Word for word, restate every line of the listing that follows.

--- start of Available records ---

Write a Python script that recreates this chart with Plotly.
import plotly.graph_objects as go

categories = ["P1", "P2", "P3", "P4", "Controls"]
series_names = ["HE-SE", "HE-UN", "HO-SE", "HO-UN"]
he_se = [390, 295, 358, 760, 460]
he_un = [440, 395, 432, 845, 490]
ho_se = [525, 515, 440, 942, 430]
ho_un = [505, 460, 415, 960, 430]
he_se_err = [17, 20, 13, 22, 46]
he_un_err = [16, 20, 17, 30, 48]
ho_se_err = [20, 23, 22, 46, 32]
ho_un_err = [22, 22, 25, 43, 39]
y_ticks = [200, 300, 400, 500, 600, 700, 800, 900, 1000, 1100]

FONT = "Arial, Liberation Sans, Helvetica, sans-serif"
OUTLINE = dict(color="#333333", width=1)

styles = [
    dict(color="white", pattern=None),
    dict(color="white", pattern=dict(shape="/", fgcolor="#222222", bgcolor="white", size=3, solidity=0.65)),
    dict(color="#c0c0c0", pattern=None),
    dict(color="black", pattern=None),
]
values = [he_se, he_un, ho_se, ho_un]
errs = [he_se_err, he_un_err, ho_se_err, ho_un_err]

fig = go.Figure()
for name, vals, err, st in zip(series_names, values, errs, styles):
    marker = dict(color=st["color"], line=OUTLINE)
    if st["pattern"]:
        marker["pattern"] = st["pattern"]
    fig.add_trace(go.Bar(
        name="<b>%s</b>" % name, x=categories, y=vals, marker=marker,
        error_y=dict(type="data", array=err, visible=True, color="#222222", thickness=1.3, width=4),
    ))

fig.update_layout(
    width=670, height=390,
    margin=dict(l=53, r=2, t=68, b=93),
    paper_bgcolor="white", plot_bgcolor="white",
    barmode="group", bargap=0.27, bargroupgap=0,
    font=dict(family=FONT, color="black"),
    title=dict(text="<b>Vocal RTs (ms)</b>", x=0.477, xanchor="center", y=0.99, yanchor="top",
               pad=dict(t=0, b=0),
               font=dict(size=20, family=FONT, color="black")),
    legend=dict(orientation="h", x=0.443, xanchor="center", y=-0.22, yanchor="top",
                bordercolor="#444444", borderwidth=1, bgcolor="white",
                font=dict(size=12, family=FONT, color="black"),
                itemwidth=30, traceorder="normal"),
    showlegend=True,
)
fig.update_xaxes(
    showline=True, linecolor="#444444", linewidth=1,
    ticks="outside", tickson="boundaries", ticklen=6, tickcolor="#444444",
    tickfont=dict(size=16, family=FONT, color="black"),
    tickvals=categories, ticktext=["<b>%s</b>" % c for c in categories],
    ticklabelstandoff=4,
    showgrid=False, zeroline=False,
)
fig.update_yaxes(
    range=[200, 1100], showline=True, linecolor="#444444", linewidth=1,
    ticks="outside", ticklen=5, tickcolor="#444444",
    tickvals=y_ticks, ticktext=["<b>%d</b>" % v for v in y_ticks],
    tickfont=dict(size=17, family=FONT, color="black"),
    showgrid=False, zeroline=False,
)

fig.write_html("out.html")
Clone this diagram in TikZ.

--- end of Available records ---

> [Solved exercise]
Write a Python script that recreates this chart with Plotly.
import plotly.graph_objects as go

categories = ["P1", "P2", "P3", "P4", "Controls"]
series_names = ["HE-SE", "HE-UN", "HO-SE", "HO-UN"]
he_se = [390, 295, 358, 760, 460]
he_un = [440, 395, 432, 845, 490]
ho_se = [525, 515, 440, 942, 430]
ho_un = [505, 460, 415, 960, 430]
he_se_err = [17, 20, 13, 22, 46]
he_un_err = [16, 20, 17, 30, 48]
ho_se_err = [20, 23, 22, 46, 32]
ho_un_err = [22, 22, 25, 43, 39]
y_ticks = [200, 300, 400, 500, 600, 700, 800, 900, 1000, 1100]

FONT = "Arial, Liberation Sans, Helvetica, sans-serif"
OUTLINE = dict(color="#333333", width=1)

styles = [
    dict(color="white", pattern=None),
    dict(color="white", pattern=dict(shape="/", fgcolor="#222222", bgcolor="white", size=3, solidity=0.65)),
    dict(color="#c0c0c0", pattern=None),
    dict(color="black", pattern=None),
]
values = [he_se, he_un, ho_se, ho_un]
errs = [he_se_err, he_un_err, ho_se_err, ho_un_err]

fig = go.Figure()
for name, vals, err, st in zip(series_names, values, errs, styles):
    marker = dict(color=st["color"], line=OUTLINE)
    if st["pattern"]:
        marker["pattern"] = st["pattern"]
    fig.add_trace(go.Bar(
        name="<b>%s</b>" % name, x=categories, y=vals, marker=marker,
        error_y=dict(type="data", array=err, visible=True, color="#222222", thickness=1.3, width=4),
    ))

fig.update_layout(
    width=670, height=390,
    margin=dict(l=53, r=2, t=68, b=93),
    paper_bgcolor="white", plot_bgcolor="white",
    barmode="group", bargap=0.27, bargroupgap=0,
    font=dict(family=FONT, color="black"),
    title=dict(text="<b>Vocal RTs (ms)</b>", x=0.477, xanchor="center", y=0.99, yanchor="top",
               pad=dict(t=0, b=0),
               font=dict(size=20, family=FONT, color="black")),
    legend=dict(orientation="h", x=0.443, xanchor="center", y=-0.22, yanchor="top",
                bordercolor="#444444", borderwidth=1, bgcolor="white",
                font=dict(size=12, family=FONT, color="black"),
                itemwidth=30, traceorder="normal"),
    showlegend=True,
)
fig.update_xaxes(
    showline=True, linecolor="#444444", linewidth=1,
    ticks="outside", tickson="boundaries", ticklen=6, tickcolor="#444444",
    tickfont=dict(size=16, family=FONT, color="black"),
    tickvals=categories, ticktext=["<b>%s</b>" % c for c in categories],
    ticklabelstandoff=4,
    showgrid=False, zeroline=False,
)
fig.update_yaxes(
    range=[200, 1100], showline=True, linecolor="#444444", linewidth=1,
    ticks="outside", ticklen=5, tickcolor="#444444",
    tickvals=y_ticks, ticktext=["<b>%d</b>" % v for v in y_ticks],
    tickfont=dict(size=17, family=FONT, color="black"),
    showgrid=False, zeroline=False,
)

fig.write_html("out.html")
Clone this diagram in TikZ.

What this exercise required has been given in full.